In yet another huge hit to the economy, changes will also apply to all the goods we import from the rest of the world. The UK’s Fresh Produce Consortium forecasts
“thousands of additional and unnecessary border delays, considerably more inspections, more paperwork and port congestion”.
Restrictions on Moroccan cucumbers, Indian mangoes, South African citrus, US sweet potatoes, Californian almonds, and on and on, all add £400 million to supply chain costs. The UK consumer, who will pay for all that in inflated prices, may make their views on that known at the next election, do you not think? Dynamic alignment will clash with our new trade deals such as CPTPP. Not being able to comply with both, we will necessarily end up being taken either to the WTO court or to the European Court of Justice—more cost, more woe and more confusion.

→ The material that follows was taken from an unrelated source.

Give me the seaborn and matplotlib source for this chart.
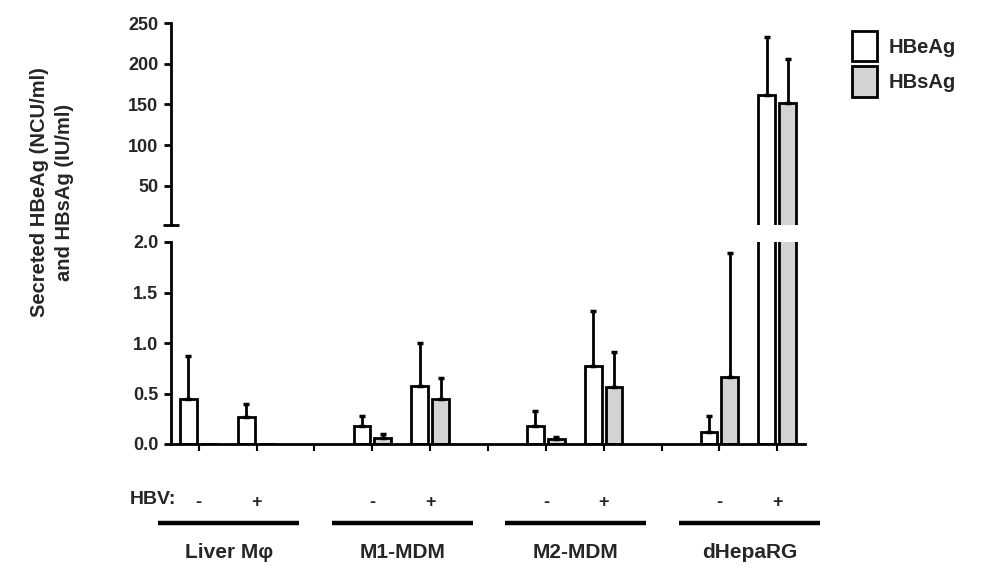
import numpy as np
import pandas as pd
import matplotlib
matplotlib.use("Agg")
import matplotlib.pyplot as plt
import matplotlib.transforms as mtransforms
from matplotlib.patches import Patch
from matplotlib.container import BarContainer
import seaborn as sns

# ---------------- data ----------------
groups = ["Liver Mφ", "M1-MDM", "M2-MDM", "dHepaRG"]
hbv_states = ["-", "+"]
series = ["HBeAg", "HBsAg"]
# mean values per (group, HBV state)
hbeag_mean = [0.445, 0.27, 0.18, 0.575, 0.18, 0.77, 0.12, 162.0]
hbsag_mean = [0.0, 0.0, 0.06, 0.445, 0.05, 0.565, 0.66, 152.0]
# upper error (SD) per bar
hbeag_err = [0.425, 0.13, 0.10, 0.425, 0.15, 0.55, 0.16, 71.0]
hbsag_err = [0.0, 0.0, 0.04, 0.205, 0.02, 0.345, 1.23, 54.0]
y_ticks_low = [0.0, 0.5, 1.0, 1.5, 2.0]
y_ticks_high = [50, 100, 150, 200, 250]
break_low, break_high = 2.0, 250.0

# ---------------- table ----------------
cats = [f"{g} {s}" for g in groups for s in hbv_states]
order = []
for gi, g in enumerate(groups):
    order += [f"{g} {s}" for s in hbv_states]
    if gi < len(groups) - 1:
        order.append(f"gap{gi}")

rows = []
for i, c in enumerate(cats):
    rows.append({"cond": c, "antigen": "HBeAg", "value": hbeag_mean[i], "err": hbeag_err[i]})
    rows.append({"cond": c, "antigen": "HBsAg", "value": hbsag_mean[i], "err": hbsag_err[i]})
df = pd.DataFrame(rows)
err_lookup = {(r.cond, r.antigen): r.err for r in df.itertuples()}
val_lookup = {(r.cond, r.antigen): r.value for r in df.itertuples()}

# ---------------- style ----------------
sns.set_theme(style="white")
plt.rcParams["font.family"] = ["Liberation Sans", "DejaVu Sans"]
plt.rcParams["font.weight"] = "bold"
FS = 13
palette = {"HBeAg": "white", "HBsAg": "#d3d3d3"}

fig = plt.figure(figsize=(10.04, 5.73), dpi=100)
W, H = 1004, 573
left, right = 171 / W, 805 / W
ax_lo = fig.add_axes([left, 1 - 444 / H, right - left, (444 - 242) / H])
ax_hi = fig.add_axes([left, 1 - 225 / H, right - left, (225 - 23) / H])

for ax, sub in ((ax_lo, df), (ax_hi, df[df["value"] > break_low])):
    sns.barplot(data=sub, x="cond", y="value", hue="antigen", order=order,
                hue_order=series, palette=palette, width=0.72, gap=0.2,
                edgecolor="black", linewidth=2.0, errorbar=None,
                legend=False, ax=ax)
    bar_containers = [c for c in ax.containers if isinstance(c, BarContainer)]
    # error bars (upper only) positioned on the drawn bars
    for cont in bar_containers:
        for p in cont.patches:
            xc = p.get_x() + p.get_width() / 2
            ci = int(round(xc))
            c = order[ci]
            ser = series[0] if xc < ci else series[1]
            e = err_lookup.get((c, ser), 0)
            v = val_lookup.get((c, ser), 0)
            if e > 0 and p.get_height() > 0:
                ax.errorbar([xc], [v], yerr=[[0], [e]], fmt="none",
                            ecolor="black", elinewidth=2.0, capsize=2.5,
                            capthick=2.5, zorder=1)
    ax.set_xlim(-0.48, len(order) - 1 + 0.48)
    ax.set_xlabel("")
    ax.set_ylabel("")
    for side in ("top", "right"):
        ax.spines[side].set_visible(False)
    ax.spines["left"].set_linewidth(2.0)
    ax.spines["left"].set_color("black")

# lower axis
ax_lo.set_ylim(0, break_low)
ax_lo.set_yticks(y_ticks_low)
ax_lo.set_yticklabels([f"{t:.1f}" for t in y_ticks_low], fontsize=FS, fontweight="bold")
ax_lo.set_yticks([break_low], minor=True)
ax_lo.tick_params(axis="y", which="major", direction="out", length=5, width=2, color="black", left=True, pad=4)
ax_lo.tick_params(axis="y", which="minor", direction="inout", length=11, width=2, color="black", left=True)
ax_lo.spines["bottom"].set_linewidth(2.0)
ax_lo.spines["bottom"].set_color("black")
xt = list(range(len(order)))
xl = [c.split(" ")[-1] if c in cats else "" for c in order]
ax_lo.set_xticks(xt)
ax_lo.set_xticklabels(xl, fontsize=FS, fontweight="bold")
ax_lo.tick_params(axis="x", direction="out", length=5, width=1.5, color="black", bottom=True, pad=31)

# upper axis
ax_hi.set_ylim(break_low, break_high)
ax_hi.set_yticks(y_ticks_high)
ax_hi.set_yticklabels([str(t) for t in y_ticks_high], fontsize=FS, fontweight="bold")
ax_hi.set_yticks([break_low], minor=True)
ax_hi.tick_params(axis="y", which="major", direction="out", length=5, width=2, color="black", left=True, pad=4)
ax_hi.tick_params(axis="y", which="minor", direction="inout", length=11, width=2, color="black", left=True)
ax_hi.spines["bottom"].set_visible(False)
ax_hi.set_xticks([])

# HBV label, group lines and group names
fig.text(176 / W, 1 - 500 / H, "HBV:", ha="right", va="center", fontsize=FS + 1, fontweight="bold")
trans = mtransforms.blended_transform_factory(ax_lo.transData, fig.transFigure)
for gi, g in enumerate(groups):
    i0 = order.index(f"{g} {hbv_states[0]}")
    i1 = order.index(f"{g} {hbv_states[-1]}")
    ax_lo.plot([i0 - 0.7, i1 + 0.74], [1 - 523 / H] * 2, color="black", lw=3.2,
               transform=trans, clip_on=False, solid_capstyle="butt")
    ax_lo.text((i0 + i1) / 2 + 0.02, 1 - 552 / H, g, transform=trans, ha="center", va="center",
               fontsize=15, fontweight="bold")

# y label
fig.text(52 / W, 1 - 192 / H, "Secreted HBeAg (NCU/ml)\nand HBsAg (IU/ml)", rotation=90,
         ha="center", va="center", multialignment="center", fontsize=14.5, fontweight="bold",
         linespacing=1.45)

# legend
handles = [Patch(facecolor=palette[s], edgecolor="black", linewidth=2.0, label=s) for s in series]
fig.legend(handles=handles, loc="upper left", bbox_to_anchor=(852 / W, 1 - 31 / H),
           frameon=False, handlelength=1.25, handleheight=1.95,
           handletextpad=0.55, labelspacing=0.25, borderaxespad=0, borderpad=0,
           prop={"weight": "bold", "size": 14.5})

fig.savefig("out.png", dpi=100)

The problems with our economy do not come from Brexit—they come from net zero, as my noble friends Lord Lilley and Lord Redwood so clearly explained, and from the Government’s willingness to make not working more attractive in this country than working. Remove just those two problems, and develop further the regulatory freedoms that Brexit allows, and we can flourish.
Finally, how can we be happy to hear this week that this inept Government now plan to double down on their already disastrous surrender plan to the EU, in the vain and economically illiterate hope that doing so will prove either popular or beneficial?